Jo Brouns

Brouns behoedt bedrijven voor buitensporige energiefactuur

De Vlaamse regering heeft beslist om de regels te versoepelen voor bedrijven die in aanmerking willen komen voor energiesteun. Een technische ingreep, die bij VKW Limburg op gejuich wordt onthaald.

Om overheidssteun te ontvangen als compensatie voor de gestegen energiefactuur, moeten bedrijven aan heel wat voorwaarden voldoen. Ze mogen bijvoorbeeld geen dividenden uitkeren, niet meer dan 35% van het personeel op tijdelijke werkloosheid zetten, moeten minstens vijf jaar in Vlaanderen actief blijven, en zich engageren om hun energieverbruik te verminderen. Daarenboven moeten ze tot op heden een operationeel verlies lijden in Q1 van 2023. Maar die eis vervalt nu.

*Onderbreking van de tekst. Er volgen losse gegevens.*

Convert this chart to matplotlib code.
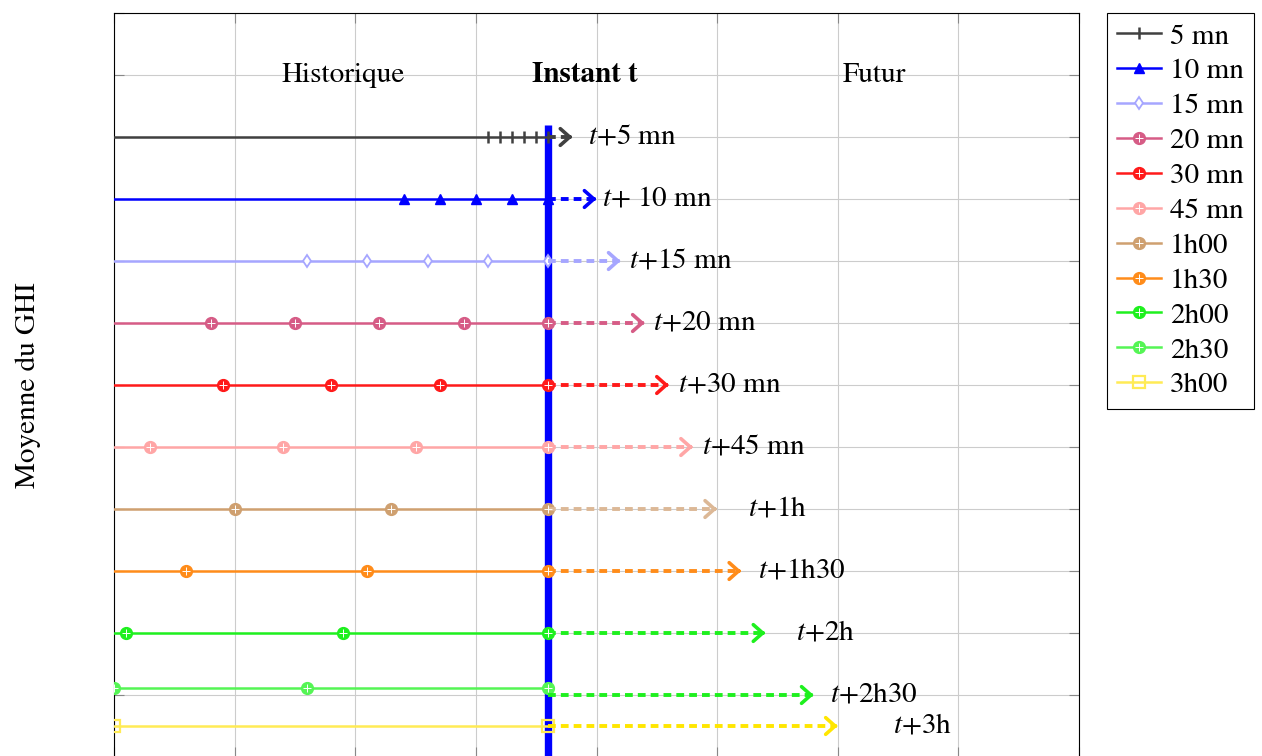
import matplotlib
matplotlib.use("Agg")
import matplotlib.pyplot as plt

plt.rcParams['font.family'] = ['STIXGeneral', 'DejaVu Serif']
plt.rcParams['mathtext.fontset'] = 'stix'

# horizon names (legend) and forecast labels
horizons = ['5 mn', '10 mn', '15 mn', '20 mn', '30 mn', '45 mn',
            '1h00', '1h30', '2h00', '2h30', '3h00']
target_labels = [r'$t$+5 mn', r'$t$+ 10 mn', r'$t$+15 mn', r'$t$+20 mn',
                 r'$t$+30 mn', r'$t$+45 mn', r'$t$+1h', r'$t$+1h30',
                 r'$t$+2h', r'$t$+2h30', r'$t$+3h']

# sample positions (minutes) of the history for each horizon
samples = [
    [155, 160, 165, 170, 175, 180],
    [120, 135, 150, 165, 180],
    [80, 105, 130, 155, 180],
    [40, 75, 110, 145, 180],
    [45, 90, 135, 180],
    [15, 70, 125, 180],
    [50, 115, 180],
    [30, 105, 180],
    [5, 95, 180],
    [0, 80, 180],
    [0, 180],
]
line_y = [11, 10, 9, 8, 7, 6, 5, 4, 3, 2.12, 1.5]
arrow_y = [11, 10, 9, 8, 7, 6, 5, 4, 3, 2.0, 1.5]
arrow_end = [190, 200, 210, 220, 230, 240, 250, 260, 270, 290, 300]
label_x = [215, 225, 235, 245, 255, 265, 275, 285, 295, 315, 335]

colors = ['#404040', '#0000ff', '#a6a6ff', '#d65c86', '#ff1a1a', '#ffa6a6',
          '#cfa070', '#ff8c1a', '#1ef01e', '#55f555', '#ffeb55']
arrow_colors = ['#404040', '#0000ff', '#a6a6ff', '#d65c86', '#ff1a1a', '#ffa6a6',
                '#dcb896', '#ff8c1a', '#1ef01e', '#1ef01e', '#ffe600']
markers = ['|', '^', 'd', 'o', 'o', 'o', 'o', 'o', 'o', 'o', 's']

instant_t = 180
section_x = [95, 195, 315]
section_names = ['Historique', 'Instant t', 'Futur']

fig = plt.figure(figsize=(12.62, 7.56), dpi=100)
ax = fig.add_axes([114 / 1262, -1 / 756, 965 / 1262, 744 / 756])
ax.set_xlim(0, 400)
ax.set_ylim(1.075, 13)
ax.set_xticks(range(0, 401, 50))
ax.set_yticks(range(1, 14))
ax.grid(True, color='#cccccc', linewidth=0.8, zorder=0)
ax.tick_params(direction='in', length=7, color='#888888', top=True, right=True,
               labelbottom=False, labelleft=False)
for sp in ax.spines.values():
    sp.set_linewidth(0.8)

# instant t
ax.plot([instant_t, instant_t], [11.2, 0], color='#0000ff', lw=5.3, zorder=2,
        solid_capstyle='butt')

handles = []
for i, name in enumerate(horizons):
    pts = samples[i]
    xs = pts if pts[0] == 0 else [0] + pts
    first = 0 if pts[0] == 0 else 1
    ys = [line_y[i]] * len(xs)
    c = colors[i]
    m = markers[i]
    if m == 'o':
        l1, = ax.plot(xs, ys, color=c, lw=1.8, marker='o', ms=8.5, mfc=c, mec=c,
                      markevery=slice(first, None), zorder=3)
        l2, = ax.plot(xs[first:], ys[first:], ls='none', marker='+', ms=6,
                      mew=0.7, color='white', zorder=4)
        handles.append((l1, l2))
    elif m == '|':
        l1, = ax.plot(xs, ys, color=c, lw=1.8, marker='|', ms=8, mew=1.8,
                      markevery=slice(first, None), zorder=3)
        handles.append(l1)
    elif m == '^':
        l1, = ax.plot(xs, ys, color=c, lw=1.8, marker='^', ms=7, mfc=c,
                      markevery=slice(first, None), zorder=3)
        handles.append(l1)
    elif m == 'd':
        l1, = ax.plot(xs, ys, color=c, lw=1.8, marker='d', ms=6.5, mfc='white',
                      mew=1.3, markevery=slice(first, None), zorder=3)
        handles.append(l1)
    else:
        l1, = ax.plot(xs, ys, color=c, lw=1.8, marker='s', ms=8, mfc='none',
                      mew=1.6, markevery=slice(first, None), zorder=3)
        handles.append(l1)

    # dashed forecast arrow
    ac = arrow_colors[i]
    ax.plot([instant_t, arrow_end[i] - 1], [arrow_y[i], arrow_y[i]], color=ac,
            lw=2.8, dashes=(2.0, 1.3), zorder=3)
    ax.annotate('', xy=(arrow_end[i], arrow_y[i]),
                xytext=(arrow_end[i] - 1.5, arrow_y[i]),
                arrowprops=dict(arrowstyle='->, head_length=0.45, head_width=0.4',
                                color=ac, lw=2.6, mutation_scale=15,
                                shrinkA=0, shrinkB=0), zorder=3)
    ax.text(label_x[i], arrow_y[i], target_labels[i], ha='center', va='center',
            fontsize=21)

for x, s in zip(section_x, section_names):
    ax.text(x, 12, s, ha='center', va='center', fontsize=21,
            fontweight='bold' if s == 'Instant t' else 'normal')

ax.set_ylabel('Moyenne du GHI', fontsize=21)
ax.yaxis.set_label_coords(-73 / 965, 0.5)

leg = fig.legend(handles, horizons, loc='upper left',
                 bbox_to_anchor=(1107 / 1262, 1 - 13 / 756),
                 bbox_transform=fig.transFigure, fontsize=21, frameon=True,
                 fancybox=False, edgecolor='black', framealpha=1,
                 handlelength=1.5, handletextpad=0.3, borderpad=0.35,
                 labelspacing=0.29, borderaxespad=0)
leg.get_frame().set_linewidth(0.8)

fig.savefig('out.png', dpi=100)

Het volstaat dat de brutowinst (ebitda) met minstens 50% is gedaald, in hoofdzaak door de sterk gestegen energiekosten.

Een wereld van verschil, aldus VKW Limburg. “Wij zijn blij dat minister Brouns met deze beslissing luistert naar de noden van onze bedrijven en naar onze vraag om de voorwaarden dringend bij te sturen”, stelt Ruben Lemmens, gedelegeerd bestuurder van VKW Limburg. “In onze buurlanden heeft de overheid al veel sneller de voorwaarden versoepeld, zoals die door Europa werden bijgestuurd.” Dat er nu meer van onze bedrijven steun kunnen genieten, is goed voor hun concurrentiepositie.

“Momenteel is het zo dat multinationals, zelfs wanneer er geen verlies wordt gemaakt, hun productie verschuiven naar goedkopere landen”, weet Lemmens. “De loon- en energiekosten in ons land zijn de boosdoeners. Als we dus iets kunnen doen om onze regio aantrekkelijker te maken voor buitenlandse investeerders, mogen we niet talmen. Deze bedrijven vormen immers een belangrijke basis voor onze economie, en zorgen ervoor dat veel andere lokale leveranciers en dienstenbedrijven hier de vruchten van plukken.”

Intussen roept VKW Limburg op om “ook onze andere concurrentiehandicaps, zoals systeem van automatische loonindexering, de hoge lasten op arbeid, het gebrek aan flexibiliteit op de arbeidsmarkt of de veel te lage arbeidsparticipatie, dringend gaan aanpakken. Verlies aan concurrentiekracht is een sluipend gif dat maar geleidelijk zichtbaar wordt, maar op termijn heel veel schade aanricht en nog meer groei en welvaart kost”, besluit Ruben Lemmens.